Railway station in Guangdong, China

Yingde West railway station (YDX) is a high-speed railway station. It is located in the Yincheng Subdistrict of Yingde City, in the Qingyuan Prefecture of Guangdong Province in China. The station opened on 1 April 2012.

== History ==
During the initial planning stages of the Wuhan–Guangzhou Passenger Dedicated Line, a station in Yingde was originally included; however, to ensure high operating speeds across the entire line, several smaller stations were cancelled, while others—including this one—were downgraded to passing loops with provisions for future expansion. The Ministry of Railways eventually approved the establishment of a passenger station in Yingde in 2009. Shortly before the line's inauguration, the station was officially named Yingde West Station.

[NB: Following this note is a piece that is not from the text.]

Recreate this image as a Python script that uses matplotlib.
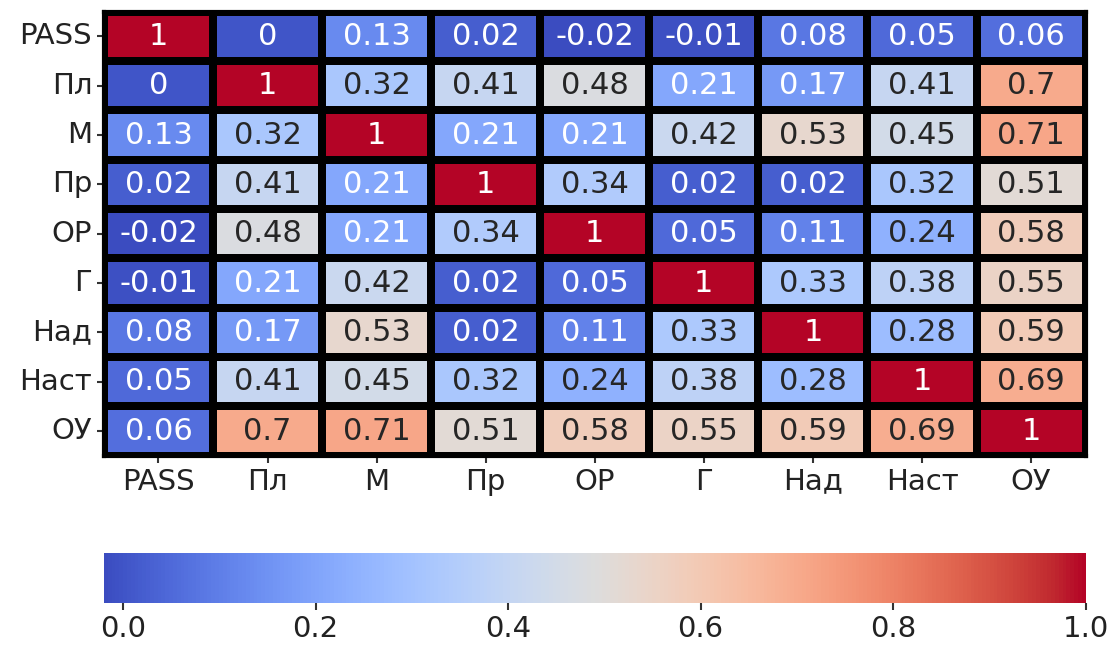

Construction on the expansion of Yingde West Station began in 2010, making it the first station in China to be built on a high-speed railway line that was already in operation. The station officially opened for service on April 1, 2012.

== Structure ==
Yingde West Station is situated on a 14,255 m² lot, with the station building accounting for 6,746 m² and standing 18.2 meters tall; it features one primary platform and one intermediate platform.

== Operational status ==
As of the nationwide railway schedule adjustment for the third quarter of 2026 (effective July 1, 2026), Yingde West Station handled a total of 35 scheduled trains.